The Catholic Church was not invented in the 1960s.
To follow the mind of the Church is to be loyal to twenty centuries of Tradition, of teaching, of witness, of martyrdom, of prayer : down all those centuries, right back to the days of the blessed apostles themselves.
And the Church did not end in the 1960s.

Pope Benedict is encouraging us to reclaim our spiritual heritage from those who have tried to snatch it way.

Hence his denunciation of the "hermeneutic of rupture" in his speech to the Roman Curia in December 2006.
He condemns as false the interpretation of Vatican II as a revolutionary movement : as a break with the past : a rupture of the Church before and after the Council.

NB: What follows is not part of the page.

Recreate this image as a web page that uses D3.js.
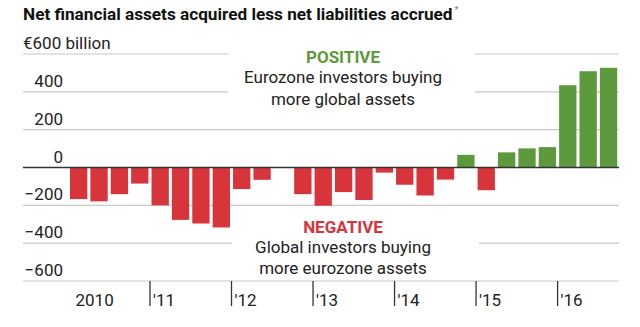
<!DOCTYPE html>
<html>
<head>
<meta charset="utf-8">
<script src="https://cdn.jsdelivr.net/npm/d3@7"></script>
<style>
  body { margin: 0; background: #fff; }
  #chart text { font-family: Roboto, "Open Sans", sans-serif; fill: #222; }
  #chart .title { font-family: "Liberation Sans Narrow", "Roboto", sans-serif; font-weight: bold; fill: #111; }
</style>
</head>
<body>
<div id="chart"></div>
<script>
// Quarterly net financial flows, € billion
const years = [2010, 2011, 2012, 2013, 2014, 2015, 2016];
const yearLabels = ["2010", "'11", "'12", "'13", "'14", "'15", "'16"];
const quarterValues = [
  -167, -179, -141, -85,   // 2010
  -200, -277, -296, -317,  // 2011
  -114, -65, 0, -141,      // 2012
  -202, -130, -172, -27,   // 2013
  -91, -148, -64, 67,      // 2014
  -120, 80, 101, 108,      // 2015
  435, 509, 527            // 2016
];
const yTicks = [600, 400, 200, 0, -200, -400, -600];

const quarters = quarterValues.map((v, i) => ({
  key: `${years[Math.floor(i / 4)]} Q${i % 4 + 1}`,
  year: years[Math.floor(i / 4)],
  q: i % 4 + 1,
  value: v
}));

const width = 640;
const height = 327;
const gridLeft = 23;
const gridRight = 619;

const red = "#d7343c";
const green = "#5c9a3d";

const svg = d3.select("#chart")
  .append("svg")
  .attr("width", width)
  .attr("height", height);

const x = d3.scaleBand()
  .domain(quarters.map(d => d.key))
  .range([70, 617.2])
  .paddingInner(0.15)
  .paddingOuter(0)
  .align(0);

const y = d3.scaleLinear()
  .domain([-600, 600])
  .range([281, 54]);

// Title with footnote marker right after it
const title = svg.append("text")
  .attr("class", "title")
  .attr("x", 23)
  .attr("y", 20)
  .style("font-size", "17.2px")
  .text("Net financial assets acquired less net liabilities accrued");
const titleEnd = 23 + title.node().getComputedTextLength();
svg.append("text")
  .attr("x", titleEnd + 2)
  .attr("y", 13)
  .style("font-size", "9px")
  .style("fill", "#777")
  .text("*");

// Gridlines
svg.append("g")
  .selectAll("line")
  .data(yTicks.filter(d => d !== 0))
  .join("line")
  .attr("x1", gridLeft)
  .attr("x2", gridRight)
  .attr("y1", d => y(d))
  .attr("y2", d => y(d))
  .attr("stroke", "#c8c8c8")
  .attr("stroke-width", 1.2);

// Y labels sit above their gridline
svg.append("g")
  .selectAll("text")
  .data(yTicks)
  .join("text")
  .attr("x", d => d === 600 ? gridLeft : 63)
  .attr("y", d => y(d) - 5)
  .attr("text-anchor", d => d === 600 ? "start" : "end")
  .style("font-size", "17px")
  .text(d => d === 600 ? "€600 billion" : (d < 0 ? "\u2212" + Math.abs(d) : d));

// Annotations, with white backing to break the gridlines
const notes = [
  { head: "POSITIVE", color: green, lines: ["Eurozone investors buying", "more global assets"], ys: [63, 83, 105], box: [228, 48, 247, 62] },
  { head: "NEGATIVE", color: red, lines: ["Global investors buying", "more eurozone assets"], ys: [233, 253, 274], box: [232, 214, 247, 62] }
];
notes.forEach(n => {
  svg.append("rect")
    .attr("x", n.box[0]).attr("y", n.box[1])
    .attr("width", n.box[2]).attr("height", n.box[3])
    .attr("fill", "#fff");
  svg.append("text")
    .attr("x", 343).attr("y", n.ys[0])
    .attr("text-anchor", "middle")
    .style("font-size", "17px")
    .style("font-weight", "bold")
    .style("fill", n.color)
    .text(n.head);
  n.lines.forEach((t, i) => {
    svg.append("text")
      .attr("x", 343).attr("y", n.ys[i + 1])
      .attr("text-anchor", "middle")
      .style("font-size", "17px")
      .text(t);
  });
});

// Bars
svg.append("g")
  .selectAll("rect")
  .data(quarters.filter(d => d.value !== 0))
  .join("rect")
  .attr("x", d => x(d.key))
  .attr("width", x.bandwidth())
  .attr("y", d => y(Math.max(0, d.value)))
  .attr("height", d => Math.abs(y(d.value) - y(0)))
  .attr("fill", d => d.value >= 0 ? green : red);

// Zero line
svg.append("line")
  .attr("x1", gridLeft)
  .attr("x2", gridRight)
  .attr("y1", y(0))
  .attr("y2", y(0))
  .attr("stroke", "#333")
  .attr("stroke-width", 1.5);

// Year ticks sit in the gap before each Q1 bar
const gap = x.step() - x.bandwidth();
const yearAxis = svg.append("g");
years.forEach((yr, i) => {
  const x0 = x(`${yr} Q1`) - gap / 2;
  if (i > 0) {
    yearAxis.append("line")
      .attr("x1", x0).attr("x2", x0)
      .attr("y1", y(-600)).attr("y2", 306)
      .attr("stroke", "#333")
      .attr("stroke-width", 1.3);
  }
  yearAxis.append("text")
    .attr("x", x0 + (i === 0 ? 7 : 3))
    .attr("y", 306)
    .style("font-size", "17px")
    .text(yearLabels[i]);
});
</script>
</body>
</html>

That is why it is good to seek to follow the mind of the Church, regardless of the spirit of the times.
Deaf to the siren voices around you.
Paying no heed to their cries :
"You are not following the spirit of Vatican II !!
"You are tring to turn back the clock !!
This is not 1962 !!"

Cliches. Tired, worn out old cliches.
Yet it still requires courage to ignore them, and to hold to what is right : what is the teaching the Church : what is the mind of the Church.

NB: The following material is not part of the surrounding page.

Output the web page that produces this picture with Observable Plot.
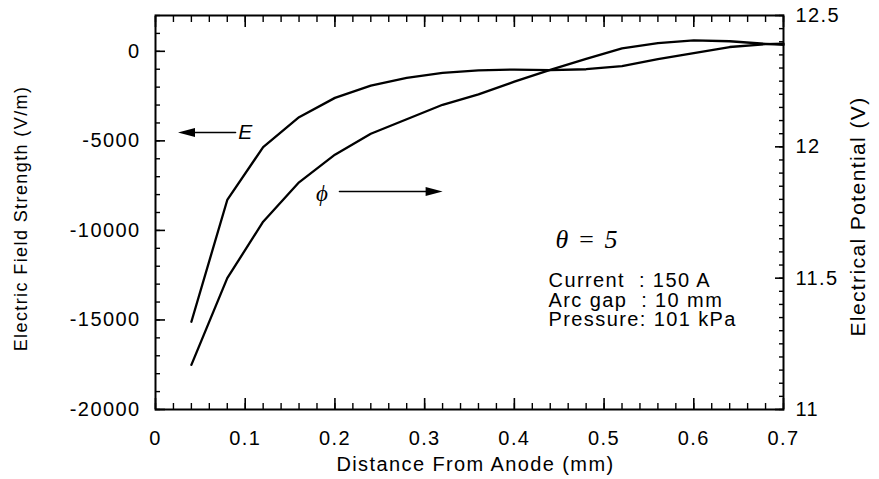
<!DOCTYPE html>
<html><head><meta charset="utf-8">
<script src="https://cdn.jsdelivr.net/npm/d3@7"></script>
<script src="https://cdn.jsdelivr.net/npm/@observablehq/plot@0.6"></script>
<style>
html,body{margin:0;padding:0;background:#fff;}
svg text{letter-spacing:1.4px;}
g[aria-label="ylabel"] text{letter-spacing:0;}
g[aria-label="ylabel2"] text{letter-spacing:1px;}
g[aria-label="info"] text{letter-spacing:1.2px;}
</style></head><body><div id="chart"></div>
<script>
// distance from anode (mm)
const distance  = [0.04, 0.08, 0.12, 0.16, 0.20, 0.24, 0.28, 0.32, 0.36, 0.40, 0.44, 0.48, 0.52, 0.56, 0.60, 0.64, 0.68, 0.70];
// electric field strength (V/m), left axis
const fieldE    = [-15100, -8300, -5350, -3680, -2600, -1920, -1480, -1200, -1060, -1020, -1050, -1000, -830, -430, -100, 240, 400, 430];
// electrical potential (V), right axis
const potential = [11.17, 11.50, 11.715, 11.865, 11.97, 12.05, 12.105, 12.16, 12.20, 12.248, 12.293, 12.335, 12.375, 12.395, 12.405, 12.402, 12.392, 12.388];

const xTicks   = [0, 0.1, 0.2, 0.3, 0.4, 0.5, 0.6, 0.7];
const eTicks   = [-20000, -15000, -10000, -5000, 0];
const phiTicks = [11, 11.5, 12, 12.5];

const E_MIN = -20000, E_MAX = 2000, P_MIN = 11, P_MAX = 12.5, X_MIN = 0, X_MAX = 0.7;
const toE = p => E_MIN + (p - P_MIN) / (P_MAX - P_MIN) * (E_MAX - E_MIN);
const toP = e => P_MIN + (e - E_MIN) / (E_MAX - E_MIN) * (P_MAX - P_MIN);

const xMinor = d3.range(0, 0.7001, 0.02);
const eMinor = d3.range(-20000, 2001, 1000);
const pMinor = d3.range(11, 12.5001, 0.05);

// annotations (data coordinates, left-axis units)
const eArrowLine = [{x: 0.0424, y: -4534}, {x: 0.0892, y: -4534}];
const eArrowHead = [{x: 0.0351, y: -4534}];
const eLabel     = [{x: 0.1009, y: -4534, t: "E"}];
const pArrowLine = [{x: 0.2051, y: -7829}, {x: 0.302, y: -7829}];
const pArrowHead = [{x: 0.310, y: -7829}];
const pLabel     = [{x: 0.1862, y: -7968, t: "\u03d5"}];
const thetaLabel = [{x: 0.4459, y: -10509, t: "\u03b8 = 5"}];
const infoLabel  = [{x: 0.4381, y: -12407, t: "Current\u00a0\u00a0: 150 A\nArc gap\u00a0\u00a0: 10 mm\nPressure: 101 kPa"}];

const series = distance.map((x, i) => ({x, E: fieldE[i], phi: potential[i]}));

const W = 879, H = 479, mL = 155, mR = 96, mT = 15, mB = 70;

const headRight = {draw(ctx) { ctx.moveTo(9, 0); ctx.lineTo(-8, -4.5); ctx.lineTo(-8, 4.5); ctx.closePath(); }};
const headLeft  = {draw(ctx) { ctx.moveTo(-9, 0); ctx.lineTo(8, -4.5); ctx.lineTo(8, 4.5); ctx.closePath(); }};

const font = "'Liberation Sans', Arial, Helvetica, sans-serif";
const serif = "'Liberation Serif', 'Times New Roman', serif";
const blank = () => "";

// inward ticks via axis marks (outward tick of length L shifted inward by L)
function inTicksX(vals, anchor, len, sw) {
  return Plot.axisX({ticks: vals, anchor, tickSize: len, dy: anchor === "bottom" ? -len : len, tickFormat: blank, label: null, strokeWidth: sw});
}
function inTicksY(vals, anchor, len, sw) {
  return Plot.axisY({ticks: vals, anchor, tickSize: len, dx: anchor === "left" ? len : -len, tickFormat: blank, label: null, strokeWidth: sw});
}

const chart = Plot.plot({
  width: W, height: H,
  marginLeft: mL, marginRight: mR, marginTop: mT, marginBottom: mB,
  style: {fontFamily: font, fontSize: "20px", background: "#fff", color: "#000"},
  x: {domain: [X_MIN, X_MAX]},
  y: {domain: [E_MIN, E_MAX]},
  marks: [
    Plot.frame({stroke: "#000", fill: "none", strokeWidth: 2}),
    // inward ticks
    inTicksX(xMinor, "bottom", 6, 1.4),
    inTicksX(xMinor, "top", 6, 1.4),
    inTicksX(xTicks, "bottom", 11, 1.6),
    inTicksX(xTicks, "top", 11, 1.6),
    inTicksY(eMinor, "left", 5, 1.4),
    inTicksY(eTicks, "left", 10, 1.6),
    inTicksY(pMinor.map(toE), "right", 5, 1.4),
    inTicksY(phiTicks.map(toE), "right", 9, 1.6),
    // tick labels
    Plot.axisX({ticks: xTicks, anchor: "bottom", tickSize: 0, tickPadding: 21, tickFormat: d => String(d), label: null, fontSize: 20}),
    Plot.axisY({ticks: eTicks, anchor: "left", tickSize: 0, tickPadding: 15, tickFormat: d => String(d), label: null, fontSize: 20}),
    Plot.axisY({ticks: phiTicks.map(toE), anchor: "right", tickSize: 0, tickPadding: 12, tickFormat: d => String(+toP(d).toFixed(2)), label: null, fontSize: 20}),
    // axis titles
    Plot.text(["Distance From Anode (mm)"], {frameAnchor: "bottom", dx: 6, dy: 55, fontSize: 20, textAnchor: "middle", lineAnchor: "middle"}),
    Plot.text(["Electric Field Strength (V/m)"], {frameAnchor: "left", dx: -134, dy: 6, rotate: -90, fontSize: 18, textAnchor: "middle", lineAnchor: "middle", ariaLabel: "ylabel"}),
    Plot.text(["Electrical Potential (V)"], {frameAnchor: "right", dx: 75, dy: 4, rotate: -90, fontSize: 21, textAnchor: "middle", lineAnchor: "middle", ariaLabel: "ylabel2"}),
    // curves
    Plot.line(series, {x: "x", y: "E", stroke: "#000", strokeWidth: 2.3}),
    Plot.line(series, {x: "x", y: d => toE(d.phi), stroke: "#000", strokeWidth: 2.3}),
    // annotations
    Plot.line(eArrowLine, {x: "x", y: "y", stroke: "#000", strokeWidth: 1.6}),
    Plot.dot(eArrowHead, {x: "x", y: "y", symbol: headLeft, fill: "#000", stroke: "none"}),
    Plot.text(eLabel, {x: "x", y: "y", text: "t", fontSize: 21, fontStyle: "italic", lineAnchor: "middle"}),
    Plot.line(pArrowLine, {x: "x", y: "y", stroke: "#000", strokeWidth: 1.6}),
    Plot.dot(pArrowHead, {x: "x", y: "y", symbol: headRight, fill: "#000", stroke: "none"}),
    Plot.text(pLabel, {x: "x", y: "y", text: "t", fontSize: 23, fontStyle: "italic", fontFamily: serif, lineAnchor: "middle"}),
    Plot.text(thetaLabel, {x: "x", y: "y", text: "t", fontSize: 26, fontStyle: "italic", fontFamily: serif, textAnchor: "start", lineAnchor: "middle"}),
    Plot.text(infoLabel, {x: "x", y: "y", text: "t", fontSize: 20, textAnchor: "start", lineAnchor: "top", lineHeight: 0.97, ariaLabel: "info"})
  ]
});
document.getElementById("chart").appendChild(chart);
</script></body></html>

I salute the priests who wish to return to the celebration of Mass according to the 1962 Missal, who wish to follow the mind of the Church.
They are right.
The Pope has just said so.

Whom do we, the ordinary people, follow in order to discern the mind of the Church ?

Well, that depends.
Think carefully before you act. Pray.
But if in doubt, and if necessary, follow not your local priest, or even your local bishop, but the Pope.

Where, I wonder, did I read these words :
"Ubi Petrus, ibi Ecclesia.
Et ibi Ecclesia, vita aeterna."

BTW, I hope the plan of Fr. Ray and some of his colleagues for "higher education" works out O.K.

Anonymous said...

Apologies for the anonymous but blogger will not let me log in. I think the training is being offered for priests ordained within the last ten years not just within the last year, see first paragraph of press release. Kind regards, Michael.

Fr Ray Blake said...

Sorry that was a typo, which i have corrected.

Anonymous said...

The mind of the Church is not the same as the mentalities of those who appeal to it, left or right. The authority of the Church is binding, the mind of the Church is fluid. None can escape the spirit of the age. The authority of the Church transcends it. The mind of the Church is subordinate to it as it develops from age to age and takes on the colours of all periods of history.

Anonymous said...

Doc Wright ~ I wouldn't get fixated on the "60's" and "70's". Much of the wreckification took place after 1980. The rate at which people lapsed after 1980 increased, to name but one example.

This was in the face of JPII pontificate who, when he was not being mocked or ridiculed, was simply ignored.

Bishop Crowley was still ordering the wrecking of Churches in his diocese up until recently - this despite resistance from the laity. Some of these men are consumed with hatred for the Church. Any person who resists them is dismissed as having "issues" - one of their many poisonous put downs.